» AIM:
Give the number of lines that include the string "this", nothing more.
[start of DATA PROVIDED]
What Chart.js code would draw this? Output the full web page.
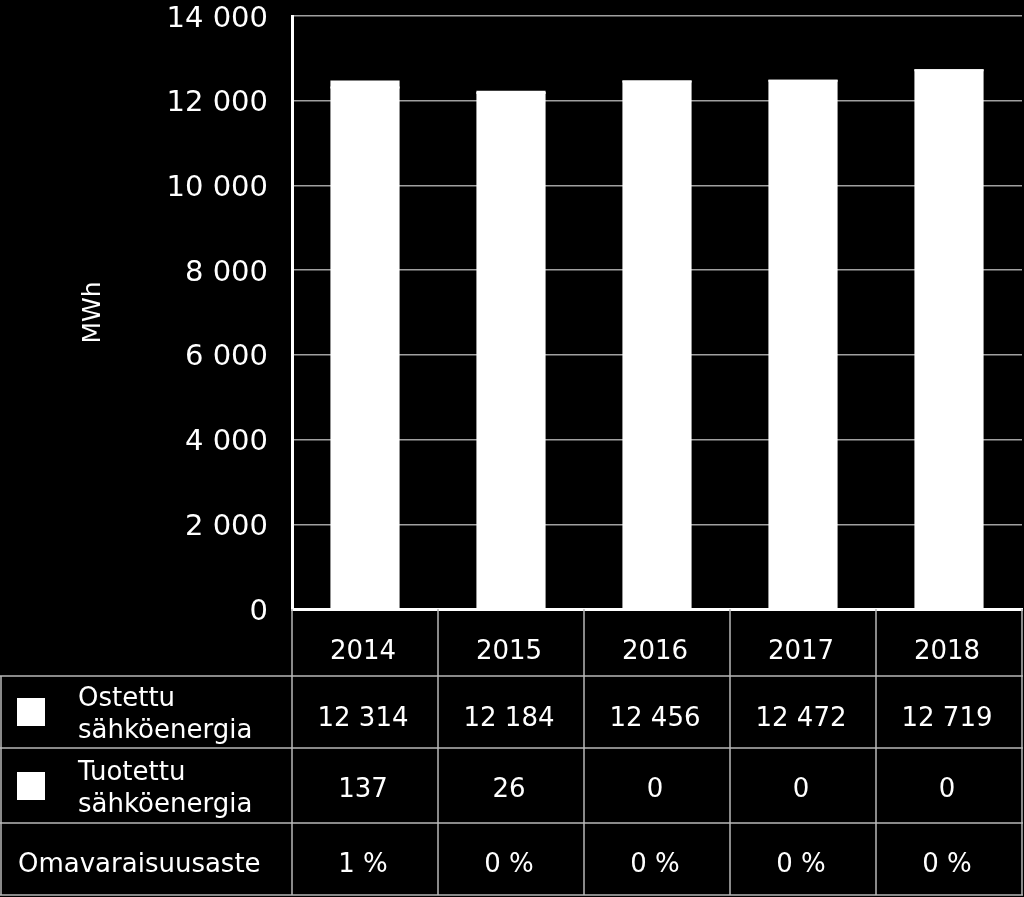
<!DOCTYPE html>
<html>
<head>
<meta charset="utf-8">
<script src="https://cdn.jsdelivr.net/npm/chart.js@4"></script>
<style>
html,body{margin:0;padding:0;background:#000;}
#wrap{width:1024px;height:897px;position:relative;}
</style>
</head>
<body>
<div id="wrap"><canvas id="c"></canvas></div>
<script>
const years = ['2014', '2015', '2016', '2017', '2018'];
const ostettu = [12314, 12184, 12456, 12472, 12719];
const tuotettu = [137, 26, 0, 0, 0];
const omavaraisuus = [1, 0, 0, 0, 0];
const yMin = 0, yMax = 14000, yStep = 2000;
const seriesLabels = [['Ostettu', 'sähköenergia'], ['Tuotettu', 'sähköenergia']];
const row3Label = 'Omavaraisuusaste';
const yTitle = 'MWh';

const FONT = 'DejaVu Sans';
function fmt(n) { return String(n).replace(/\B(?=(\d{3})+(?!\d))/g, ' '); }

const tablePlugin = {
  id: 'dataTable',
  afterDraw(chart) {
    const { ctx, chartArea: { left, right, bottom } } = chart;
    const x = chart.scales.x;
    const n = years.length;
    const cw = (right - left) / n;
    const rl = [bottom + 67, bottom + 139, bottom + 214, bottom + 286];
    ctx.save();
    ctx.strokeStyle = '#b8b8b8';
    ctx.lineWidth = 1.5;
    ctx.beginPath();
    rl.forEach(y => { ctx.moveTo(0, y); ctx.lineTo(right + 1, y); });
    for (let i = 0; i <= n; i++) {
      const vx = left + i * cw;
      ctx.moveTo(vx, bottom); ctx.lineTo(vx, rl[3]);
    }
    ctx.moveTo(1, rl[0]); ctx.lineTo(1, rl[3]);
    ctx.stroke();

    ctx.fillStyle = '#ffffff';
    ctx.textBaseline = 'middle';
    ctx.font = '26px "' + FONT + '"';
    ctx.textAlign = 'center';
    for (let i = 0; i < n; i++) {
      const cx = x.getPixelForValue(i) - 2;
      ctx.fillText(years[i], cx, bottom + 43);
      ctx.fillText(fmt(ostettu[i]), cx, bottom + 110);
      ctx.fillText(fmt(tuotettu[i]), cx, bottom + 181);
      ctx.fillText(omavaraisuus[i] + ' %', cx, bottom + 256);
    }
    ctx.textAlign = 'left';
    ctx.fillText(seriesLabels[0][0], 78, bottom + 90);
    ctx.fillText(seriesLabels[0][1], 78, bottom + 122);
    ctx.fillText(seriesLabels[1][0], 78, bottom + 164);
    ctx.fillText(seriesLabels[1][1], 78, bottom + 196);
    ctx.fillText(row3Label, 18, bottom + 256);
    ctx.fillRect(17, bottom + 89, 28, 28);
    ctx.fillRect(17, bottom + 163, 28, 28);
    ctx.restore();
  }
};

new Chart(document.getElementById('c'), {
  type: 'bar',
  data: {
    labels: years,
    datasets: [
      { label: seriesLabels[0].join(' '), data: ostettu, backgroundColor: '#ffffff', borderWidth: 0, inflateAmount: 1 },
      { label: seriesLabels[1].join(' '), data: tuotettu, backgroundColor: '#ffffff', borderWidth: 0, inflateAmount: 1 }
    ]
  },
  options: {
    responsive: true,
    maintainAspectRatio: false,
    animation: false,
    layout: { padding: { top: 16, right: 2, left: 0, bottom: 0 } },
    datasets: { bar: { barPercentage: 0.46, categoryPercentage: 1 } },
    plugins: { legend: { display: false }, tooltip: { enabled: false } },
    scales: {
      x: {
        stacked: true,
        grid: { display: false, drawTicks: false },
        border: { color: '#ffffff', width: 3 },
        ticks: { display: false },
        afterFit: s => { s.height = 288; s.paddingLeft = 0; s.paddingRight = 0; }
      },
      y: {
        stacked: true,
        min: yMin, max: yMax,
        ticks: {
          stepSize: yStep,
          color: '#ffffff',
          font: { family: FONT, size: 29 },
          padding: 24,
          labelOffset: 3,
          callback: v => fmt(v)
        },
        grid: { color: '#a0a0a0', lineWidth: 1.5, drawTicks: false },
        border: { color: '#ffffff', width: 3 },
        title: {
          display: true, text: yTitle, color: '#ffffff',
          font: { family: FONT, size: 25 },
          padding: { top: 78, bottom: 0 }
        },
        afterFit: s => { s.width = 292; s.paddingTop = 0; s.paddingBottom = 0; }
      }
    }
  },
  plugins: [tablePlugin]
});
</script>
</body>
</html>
[end of DATA PROVIDED]
[start of DATA PROVIDED]
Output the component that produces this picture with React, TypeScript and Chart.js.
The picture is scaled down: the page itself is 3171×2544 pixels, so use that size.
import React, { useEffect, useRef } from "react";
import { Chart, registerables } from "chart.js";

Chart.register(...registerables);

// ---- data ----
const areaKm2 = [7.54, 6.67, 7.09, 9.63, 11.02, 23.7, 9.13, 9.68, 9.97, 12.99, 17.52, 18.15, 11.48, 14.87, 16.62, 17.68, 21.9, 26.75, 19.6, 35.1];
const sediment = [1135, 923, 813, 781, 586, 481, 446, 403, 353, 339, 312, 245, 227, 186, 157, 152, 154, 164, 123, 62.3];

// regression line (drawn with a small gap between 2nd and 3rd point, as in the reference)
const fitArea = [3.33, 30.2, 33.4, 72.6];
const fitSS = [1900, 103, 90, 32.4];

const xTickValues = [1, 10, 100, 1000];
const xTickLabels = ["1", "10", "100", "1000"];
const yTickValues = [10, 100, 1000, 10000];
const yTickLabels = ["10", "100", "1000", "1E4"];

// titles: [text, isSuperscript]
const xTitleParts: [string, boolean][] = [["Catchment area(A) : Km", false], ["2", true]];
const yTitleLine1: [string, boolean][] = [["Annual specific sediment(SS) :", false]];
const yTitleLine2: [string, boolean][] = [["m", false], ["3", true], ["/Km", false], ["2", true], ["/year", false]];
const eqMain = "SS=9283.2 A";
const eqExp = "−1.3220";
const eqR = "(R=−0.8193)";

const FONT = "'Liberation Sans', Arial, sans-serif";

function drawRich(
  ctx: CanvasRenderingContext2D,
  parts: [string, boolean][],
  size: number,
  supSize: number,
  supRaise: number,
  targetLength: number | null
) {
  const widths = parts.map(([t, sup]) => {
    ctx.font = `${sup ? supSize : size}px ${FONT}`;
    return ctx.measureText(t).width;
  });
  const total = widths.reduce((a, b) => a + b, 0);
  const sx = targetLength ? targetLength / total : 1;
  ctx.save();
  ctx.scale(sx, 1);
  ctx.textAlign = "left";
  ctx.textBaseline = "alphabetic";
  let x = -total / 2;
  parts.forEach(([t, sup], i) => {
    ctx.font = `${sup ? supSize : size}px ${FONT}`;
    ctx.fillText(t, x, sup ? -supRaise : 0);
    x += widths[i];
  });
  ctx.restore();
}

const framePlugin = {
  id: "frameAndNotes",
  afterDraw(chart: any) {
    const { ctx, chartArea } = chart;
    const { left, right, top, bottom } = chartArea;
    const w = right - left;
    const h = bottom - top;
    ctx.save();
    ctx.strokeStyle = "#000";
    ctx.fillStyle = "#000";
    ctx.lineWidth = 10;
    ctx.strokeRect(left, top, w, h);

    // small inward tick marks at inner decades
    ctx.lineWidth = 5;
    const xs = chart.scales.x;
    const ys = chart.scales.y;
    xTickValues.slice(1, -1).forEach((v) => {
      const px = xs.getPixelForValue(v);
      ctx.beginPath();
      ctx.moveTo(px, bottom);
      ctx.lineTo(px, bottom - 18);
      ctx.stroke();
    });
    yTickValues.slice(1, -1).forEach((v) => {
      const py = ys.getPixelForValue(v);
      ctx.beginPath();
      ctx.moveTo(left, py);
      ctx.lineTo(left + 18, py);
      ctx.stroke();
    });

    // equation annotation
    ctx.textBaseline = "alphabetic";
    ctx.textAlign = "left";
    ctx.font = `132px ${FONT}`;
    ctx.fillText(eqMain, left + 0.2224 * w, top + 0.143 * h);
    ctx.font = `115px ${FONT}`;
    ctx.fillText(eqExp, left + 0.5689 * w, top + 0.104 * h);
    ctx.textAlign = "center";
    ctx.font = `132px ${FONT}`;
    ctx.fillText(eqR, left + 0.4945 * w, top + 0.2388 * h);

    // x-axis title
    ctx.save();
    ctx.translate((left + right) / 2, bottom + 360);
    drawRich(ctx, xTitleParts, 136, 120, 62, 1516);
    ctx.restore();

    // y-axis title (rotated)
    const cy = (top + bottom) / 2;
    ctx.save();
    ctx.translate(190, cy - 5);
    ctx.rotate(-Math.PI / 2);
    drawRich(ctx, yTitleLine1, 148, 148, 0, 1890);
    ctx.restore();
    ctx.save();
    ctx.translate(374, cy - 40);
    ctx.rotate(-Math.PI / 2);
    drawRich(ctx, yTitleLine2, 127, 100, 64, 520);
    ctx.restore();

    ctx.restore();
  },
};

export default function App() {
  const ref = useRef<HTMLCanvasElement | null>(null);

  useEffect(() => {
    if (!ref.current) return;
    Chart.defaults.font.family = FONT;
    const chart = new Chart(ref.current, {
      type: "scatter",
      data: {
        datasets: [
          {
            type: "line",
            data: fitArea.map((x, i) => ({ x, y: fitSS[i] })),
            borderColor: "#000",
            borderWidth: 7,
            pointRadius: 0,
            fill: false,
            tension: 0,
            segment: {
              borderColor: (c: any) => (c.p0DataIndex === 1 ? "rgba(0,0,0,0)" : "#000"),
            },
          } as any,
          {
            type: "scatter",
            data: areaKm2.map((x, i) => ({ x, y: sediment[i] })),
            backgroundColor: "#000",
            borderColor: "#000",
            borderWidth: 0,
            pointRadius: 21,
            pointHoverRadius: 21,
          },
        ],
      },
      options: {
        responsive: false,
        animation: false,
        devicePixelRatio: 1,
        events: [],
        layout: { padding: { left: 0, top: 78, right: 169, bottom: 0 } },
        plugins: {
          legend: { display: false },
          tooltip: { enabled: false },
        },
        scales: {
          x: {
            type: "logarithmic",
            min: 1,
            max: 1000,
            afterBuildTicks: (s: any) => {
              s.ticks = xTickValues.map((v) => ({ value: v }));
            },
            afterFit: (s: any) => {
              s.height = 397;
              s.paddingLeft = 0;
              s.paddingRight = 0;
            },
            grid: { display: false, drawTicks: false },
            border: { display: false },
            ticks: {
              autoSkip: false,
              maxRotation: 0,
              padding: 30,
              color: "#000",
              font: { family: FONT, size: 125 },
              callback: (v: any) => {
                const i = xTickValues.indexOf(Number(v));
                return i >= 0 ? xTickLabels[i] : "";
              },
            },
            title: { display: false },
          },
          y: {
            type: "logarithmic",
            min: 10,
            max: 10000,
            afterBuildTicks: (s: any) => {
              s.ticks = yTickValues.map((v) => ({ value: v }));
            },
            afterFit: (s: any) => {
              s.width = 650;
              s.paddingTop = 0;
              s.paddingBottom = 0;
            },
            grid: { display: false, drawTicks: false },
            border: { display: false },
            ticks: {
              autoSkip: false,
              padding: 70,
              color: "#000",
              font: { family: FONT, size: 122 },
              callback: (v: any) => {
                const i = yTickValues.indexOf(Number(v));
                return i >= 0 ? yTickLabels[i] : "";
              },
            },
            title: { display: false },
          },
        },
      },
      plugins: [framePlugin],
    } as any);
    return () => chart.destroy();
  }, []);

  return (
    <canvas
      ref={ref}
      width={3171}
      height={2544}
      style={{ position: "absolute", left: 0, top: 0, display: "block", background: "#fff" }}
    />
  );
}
[end of DATA PROVIDED]
» FINAL RESULT:
2